[CHALLENGE]
Restate each line word for word. Leave out every picture.
□ □ □ □ □
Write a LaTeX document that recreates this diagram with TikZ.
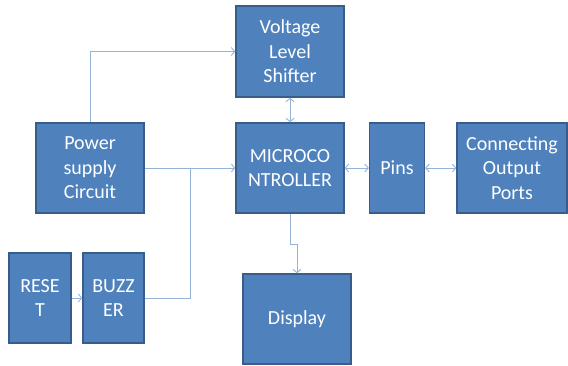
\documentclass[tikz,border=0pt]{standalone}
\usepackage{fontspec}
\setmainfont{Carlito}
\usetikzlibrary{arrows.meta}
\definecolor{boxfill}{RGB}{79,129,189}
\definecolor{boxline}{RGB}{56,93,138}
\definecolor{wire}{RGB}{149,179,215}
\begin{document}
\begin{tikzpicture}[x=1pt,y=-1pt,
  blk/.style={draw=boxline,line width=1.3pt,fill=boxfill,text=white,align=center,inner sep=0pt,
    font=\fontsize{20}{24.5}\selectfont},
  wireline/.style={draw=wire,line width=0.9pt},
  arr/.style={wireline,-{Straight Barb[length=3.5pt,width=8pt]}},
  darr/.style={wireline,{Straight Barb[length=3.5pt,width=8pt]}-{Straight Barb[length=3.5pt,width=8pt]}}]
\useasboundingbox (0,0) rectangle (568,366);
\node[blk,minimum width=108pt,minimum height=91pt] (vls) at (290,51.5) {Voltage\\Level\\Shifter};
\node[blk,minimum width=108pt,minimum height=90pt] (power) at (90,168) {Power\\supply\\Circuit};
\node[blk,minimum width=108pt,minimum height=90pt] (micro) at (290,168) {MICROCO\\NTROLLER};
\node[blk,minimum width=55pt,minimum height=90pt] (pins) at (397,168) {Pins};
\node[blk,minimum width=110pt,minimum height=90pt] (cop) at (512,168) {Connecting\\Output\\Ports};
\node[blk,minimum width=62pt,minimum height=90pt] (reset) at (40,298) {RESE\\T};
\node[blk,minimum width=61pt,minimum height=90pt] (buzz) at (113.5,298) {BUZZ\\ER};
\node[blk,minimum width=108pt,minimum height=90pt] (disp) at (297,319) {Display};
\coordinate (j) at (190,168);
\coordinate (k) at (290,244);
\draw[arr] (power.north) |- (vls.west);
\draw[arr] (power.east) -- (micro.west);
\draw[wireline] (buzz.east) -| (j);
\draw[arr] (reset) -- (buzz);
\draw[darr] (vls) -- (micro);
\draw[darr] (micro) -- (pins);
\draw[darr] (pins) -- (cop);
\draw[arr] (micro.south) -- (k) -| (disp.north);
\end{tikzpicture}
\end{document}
□ □ □ □ □
[EXERCISE RESULT]
Write a LaTeX document that recreates this diagram with TikZ.
\documentclass[tikz,border=0pt]{standalone}
\usepackage{fontspec}
\setmainfont{Carlito}
\usetikzlibrary{arrows.meta}
\definecolor{boxfill}{RGB}{79,129,189}
\definecolor{boxline}{RGB}{56,93,138}
\definecolor{wire}{RGB}{149,179,215}
\begin{document}
\begin{tikzpicture}[x=1pt,y=-1pt,
  blk/.style={draw=boxline,line width=1.3pt,fill=boxfill,text=white,align=center,inner sep=0pt,
    font=\fontsize{20}{24.5}\selectfont},
  wireline/.style={draw=wire,line width=0.9pt},
  arr/.style={wireline,-{Straight Barb[length=3.5pt,width=8pt]}},
  darr/.style={wireline,{Straight Barb[length=3.5pt,width=8pt]}-{Straight Barb[length=3.5pt,width=8pt]}}]
\useasboundingbox (0,0) rectangle (568,366);
\node[blk,minimum width=108pt,minimum height=91pt] (vls) at (290,51.5) {Voltage\\Level\\Shifter};
\node[blk,minimum width=108pt,minimum height=90pt] (power) at (90,168) {Power\\supply\\Circuit};
\node[blk,minimum width=108pt,minimum height=90pt] (micro) at (290,168) {MICROCO\\NTROLLER};
\node[blk,minimum width=55pt,minimum height=90pt] (pins) at (397,168) {Pins};
\node[blk,minimum width=110pt,minimum height=90pt] (cop) at (512,168) {Connecting\\Output\\Ports};
\node[blk,minimum width=62pt,minimum height=90pt] (reset) at (40,298) {RESE\\T};
\node[blk,minimum width=61pt,minimum height=90pt] (buzz) at (113.5,298) {BUZZ\\ER};
\node[blk,minimum width=108pt,minimum height=90pt] (disp) at (297,319) {Display};
\coordinate (j) at (190,168);
\coordinate (k) at (290,244);
\draw[arr] (power.north) |- (vls.west);
\draw[arr] (power.east) -- (micro.west);
\draw[wireline] (buzz.east) -| (j);
\draw[arr] (reset) -- (buzz);
\draw[darr] (vls) -- (micro);
\draw[darr] (micro) -- (pins);
\draw[darr] (pins) -- (cop);
\draw[arr] (micro.south) -- (k) -| (disp.north);
\end{tikzpicture}
\end{document}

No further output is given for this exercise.